I figured it was going to be something like Wellbutrin to quit smoking which, while off-label, kinda makes sense. But IBD? Can’t say I saw that coming. Because I’m not all that interested in the topic I just skimmed, but I gather it is not well understood why such wildly off-label use works? (And “no, go read the article” is acceptable. :-) )
Um... Smoking cessation is not an off-label use of bupropion (Wellbutrin), it's an FDA approved use and it's very openly marketed as such.
As far as the reason it seems to work, that was given as:
>Studies on mice had shown that instead of blocking the action of inflammatory proteins, bupropion appeared to lower the production of those proteins in the first place.
Bupropion also FDA approved for weight loss when mixed with the opioid antagonist naltrexone (brand-name Contrave).
No use "make sense" more or less than any other use use, it's a substance that has lots of effects on the body.
Um... Smoking cessation is not an off-label use of bupropion (Wellbutrin)
It was twenty some years ago when I took it. I obviously haven’t kept up with the latest, but a quick search says FDA approval came shortly after it was prescribed to me. Mea culpa.
Pfizer were fined $2.3bn for off-label promotion of Bextra, Geodon, Zyvox and Lyrica. Eli Lilly were fined $1.4bn for off-label promotion of Zyprexa. GSK were fined $3bn for a slew of misconduct, including off-label promotion of a dozen drugs. AstraZeneca were fined $520m for off-label promotion of Seroquel. Abbott were fined $800m for off-label promotion of Depakote. Novartis were fined $422m for off-label promotion of Trileptal.
Despite these huge fines, the unlawful marketing continues. I don't think we're taking the issue nearly seriously enough. For years, drug companies have been telling (and even bribing) doctors to prescribe drugs with serious side-effects to vulnerable patients based on no real evidence.
There's a deep malaise at the heart of the pharmaceuticals industry. Marketing has become the core function of many drug companies. Blatantly fraudulent marketing is endemic. Drug companies are chalking up billion dollar fines as a cost of doing business.

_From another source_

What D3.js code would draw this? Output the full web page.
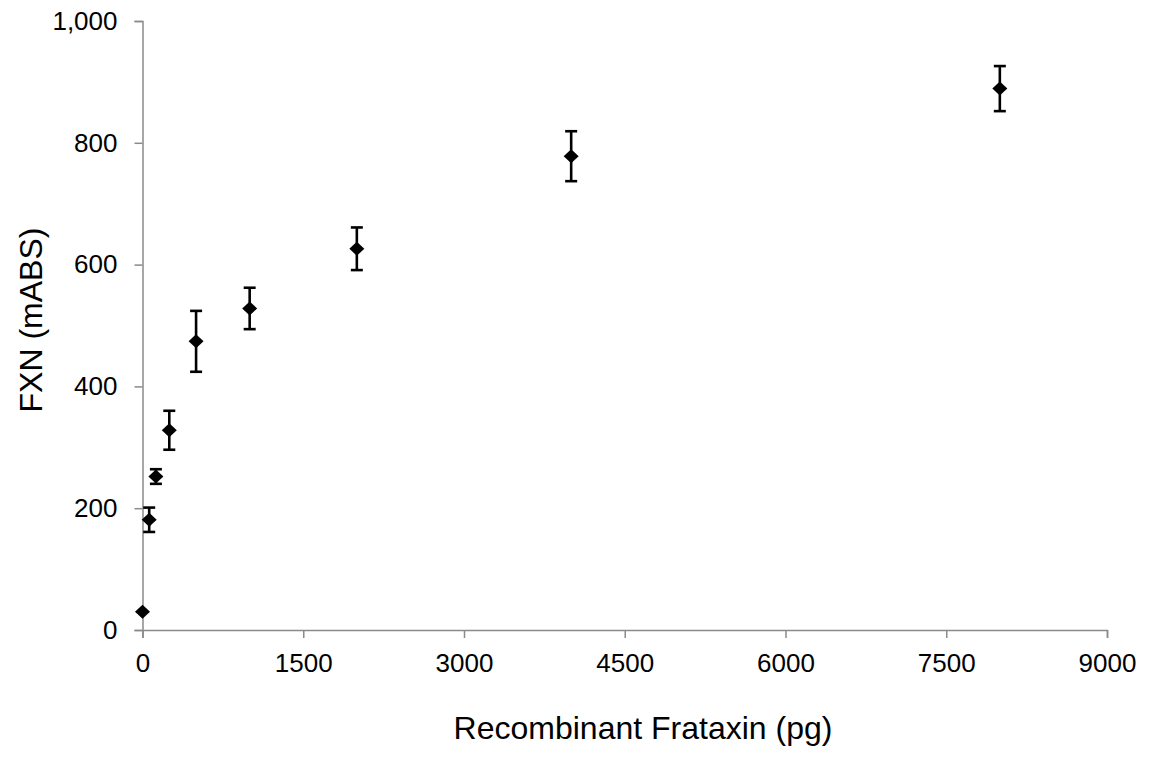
<!DOCTYPE html>
<html>
<head>
<meta charset="utf-8">
<script src="https://cdn.jsdelivr.net/npm/d3@7"></script>
<style>
  body { margin: 0; background: #fff; }
  svg { display: block; }
  text { font-family: "Liberation Sans", Arial, sans-serif; fill: #000; }
</style>
</head>
<body>
<script>
// recombinant frataxin standard curve
var amounts = [0, 62.5, 125, 250, 500, 1000, 2000, 4000, 8000];   // pg
var signal  = [30, 181, 252, 328, 474, 528, 626, 778, 889];       // mABS
var errors  = [0, 20, 12, 32, 50, 34, 35, 41, 37];

var xTicks = [0, 1500, 3000, 4500, 6000, 7500, 9000];
var yTicks = [0, 200, 400, 600, 800, 1000];

var width = 1159, height = 758;
var margin = { left: 142.5, right: 52, top: 21, bottom: 128 };

var svg = d3.select("body").append("svg")
  .attr("width", width)
  .attr("height", height);

var x = d3.scaleLinear().domain([0, 9000]).range([margin.left, width - margin.right]);
var y = d3.scaleLinear().domain([0, 1000]).range([height - margin.bottom, margin.top]);

// axes
var xAxis = svg.append("g")
  .attr("transform", "translate(0," + y(0) + ")")
  .call(d3.axisBottom(x).tickValues(xTicks).tickSize(8).tickPadding(16).tickFormat(d3.format("d")));

var yAxis = svg.append("g")
  .attr("transform", "translate(" + x(0) + ",0)")
  .call(d3.axisLeft(y).tickValues(yTicks).tickSize(8).tickPadding(17).tickFormat(d3.format(",")));

[xAxis, yAxis].forEach(function(g) {
  g.select(".domain").attr("stroke", "#8a8a8a").attr("stroke-width", 1.5);
  g.selectAll(".tick line").attr("stroke", "#8a8a8a").attr("stroke-width", 1.5);
  g.selectAll(".tick text").attr("font-size", "26px").attr("fill", "#000")
    .style("font-family", "'Liberation Sans', Arial, sans-serif");
});
xAxis.selectAll(".tick text").attr("dy", "0.68em");

// axis titles
svg.append("text")
  .attr("x", 643)
  .attr("y", 739)
  .attr("text-anchor", "middle")
  .attr("font-size", "32px")
  .text("Recombinant Frataxin (pg)");

svg.append("text")
  .attr("transform", "translate(42,320) rotate(-90)")
  .attr("text-anchor", "middle")
  .attr("font-size", "32px")
  .text("FXN (mABS)");

var pts = amounts.map(function(a, i) {
  return { x: a, y: signal[i], e: errors[i] };
});

// error bars
var bars = svg.append("g").attr("stroke", "#000").attr("stroke-width", 2.6);
pts.filter(function(d) { return d.e > 0; }).forEach(function(d) {
  var cx = x(d.x);
  bars.append("line")
    .attr("x1", cx).attr("x2", cx)
    .attr("y1", y(d.y - d.e)).attr("y2", y(d.y + d.e));
  bars.append("line")
    .attr("x1", cx - 6).attr("x2", cx + 6)
    .attr("y1", y(d.y + d.e)).attr("y2", y(d.y + d.e));
  bars.append("line")
    .attr("x1", cx - 6).attr("x2", cx + 6)
    .attr("y1", y(d.y - d.e)).attr("y2", y(d.y - d.e));
});

// diamond markers
svg.append("g").selectAll(".pt")
  .data(pts)
  .enter().append("path")
  .attr("class", "pt")
  .attr("fill", "#000")
  .attr("d", function(d) {
    var cx = x(d.x), cy = y(d.y), hw = 7.5, hh = 7;
    return "M" + (cx - hw) + "," + cy + "L" + cx + "," + (cy - hh) +
      "L" + (cx + hw) + "," + cy + "L" + cx + "," + (cy + hh) + "Z";
  });
</script>
</body>
</html>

I urge you to read the GSK settlement agreement. They admitted to promoting the prescription of Paxil to children, while having no evidence of efficacy and hiding evidence that it increased the risk of suicide. They admitted to hiding evidence that Avandia increased the risk of congestive heart failure and myocardial infarction. They admitted to bribing doctors to prescribe half a dozen drugs for off-label use.
This level of corruption would be outrageous in the developing world, let alone the richest country on earth.